News Release

Can AI think like a human?

Peer-Reviewed Publication

PNAS Nexus

In a perspective, Athanassios S. Fokas considers a timely question: whether artificial intelligence (AI) can reach and then surpass the level of human thought. Typically, researchers have sought to measure the ability of computer models to accomplish complex goals, such as winning the game of Go or carrying on a conversation that seems human enough to fool an interlocutor. According to Fokas, this approach has a key methodological limitation. Any AI would have to be tested on every single conceivable human goal before anyone could claim that the program was thinking as well as a human. Alternative methodologies are therefore needed. In addition, the “complex goal” focus does not capture features of human thought, such as emotion, subjective experience, or understanding. Furthermore, AI is are not truly creative: AI cannot make connections between widely disparate topics, using methods such as metaphor and imagination, to arrive at novel results that were never explicit goals.
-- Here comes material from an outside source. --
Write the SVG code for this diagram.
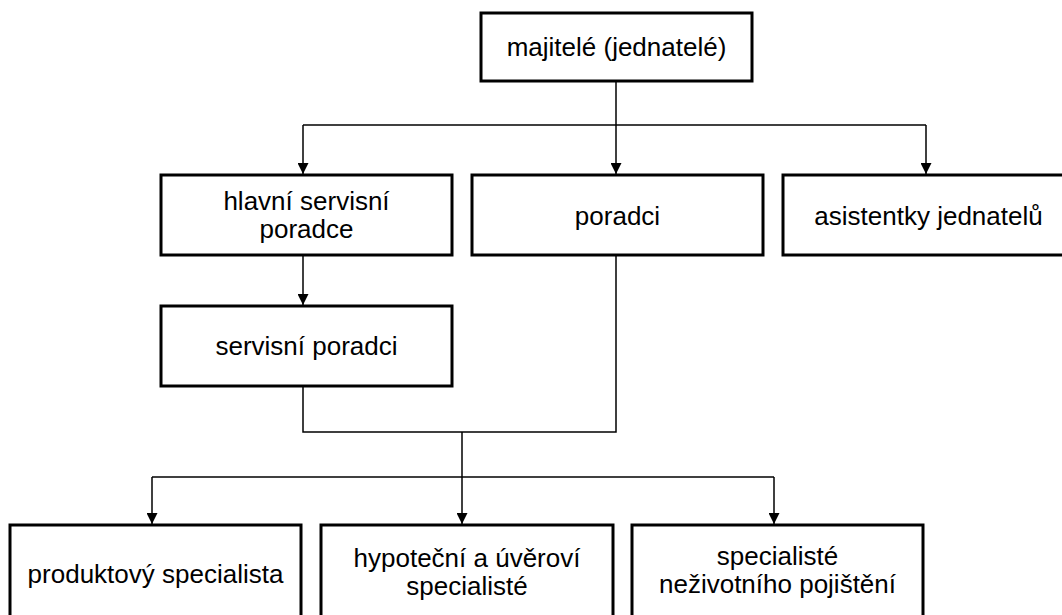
<svg xmlns="http://www.w3.org/2000/svg" width="1062" height="615" viewBox="0 0 1062 615">
<defs>
<style>
.box{fill:#fff;stroke:#000;stroke-width:3}
.t{font-family:"Liberation Sans",Arial,sans-serif;font-size:26px;fill:#000;text-anchor:middle}
.c{fill:none;stroke:#000;stroke-width:1.5}
</style>
<marker id="ah" viewBox="0 0 10 10" refX="10" refY="5" markerWidth="11" markerHeight="11" markerUnits="userSpaceOnUse" orient="auto">
<path d="M0,0 L10,5 L0,10 Z" fill="#000"/>
</marker>
</defs>
<rect width="1062" height="615" fill="#fff"/>
<g id="connectors">
<path class="c" d="M616,81 V125"/>
<path class="c" d="M303,125 H926"/>
<path class="c" d="M303,125 V174" marker-end="url(#ah)"/>
<path class="c" d="M616,125 V174" marker-end="url(#ah)"/>
<path class="c" d="M926,125 V174" marker-end="url(#ah)"/>
<path class="c" d="M303,255 V305" marker-end="url(#ah)"/>
<path class="c" d="M303,386 V432 H616 V255"/>
<path class="c" d="M462,432 V524" marker-end="url(#ah)"/>
<path class="c" d="M152,477 H774"/>
<path class="c" d="M152,477 V524" marker-end="url(#ah)"/>
<path class="c" d="M774,477 V524" marker-end="url(#ah)"/>
</g>
<g id="majitele">
<rect class="box" x="481" y="13" width="271" height="68"/>
<text class="t" x="616.5" y="56">majitelé (jednatelé)</text>
</g>
<g id="hlavni">
<rect class="box" x="161" y="175" width="291" height="80"/>
<text class="t" x="306.5" y="210">hlavní servisní</text>
<text class="t" x="306.5" y="238">poradce</text>
</g>
<g id="poradci">
<rect class="box" x="472" y="175" width="291" height="80"/>
<text class="t" x="617.5" y="225">poradci</text>
</g>
<g id="asistentky">
<rect class="box" x="783" y="175" width="291" height="80"/>
<text class="t" x="928.5" y="225">asistentky jednatelů</text>
</g>
<g id="servisni">
<rect class="box" x="161" y="306" width="291" height="80"/>
<text class="t" x="306.5" y="355">servisní poradci</text>
</g>
<g id="produktovy">
<rect class="box" x="10" y="525" width="291" height="110"/>
<text class="t" x="155.5" y="583">produktový specialista</text>
</g>
<g id="hypotecni">
<rect class="box" x="321" y="525" width="292" height="110"/>
<text class="t" x="467" y="567">hypoteční a úvěroví</text>
<text class="t" x="467" y="595">specialisté</text>
</g>
<g id="nezivotni">
<rect class="box" x="632" y="525" width="291" height="110"/>
<text class="t" x="777.5" y="565">specialisté</text>
<text class="t" x="777.5" y="593">neživotního pojištění</text>
</g>
</svg>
AI models are often conceptualized as artificial neural networks, but human thinking is not limited to the neurons; thinking involves the entire body, and many types of brain cells, such as glia cells, that are not neurons. Fokas argues that computations reflect a small part of conscious thinking and conscious thought itself is just one part of human cognition. An immense amount of unconscious work goes on behind the scenes. Fokas concludes that AI is a long way from surpassing humans in thought.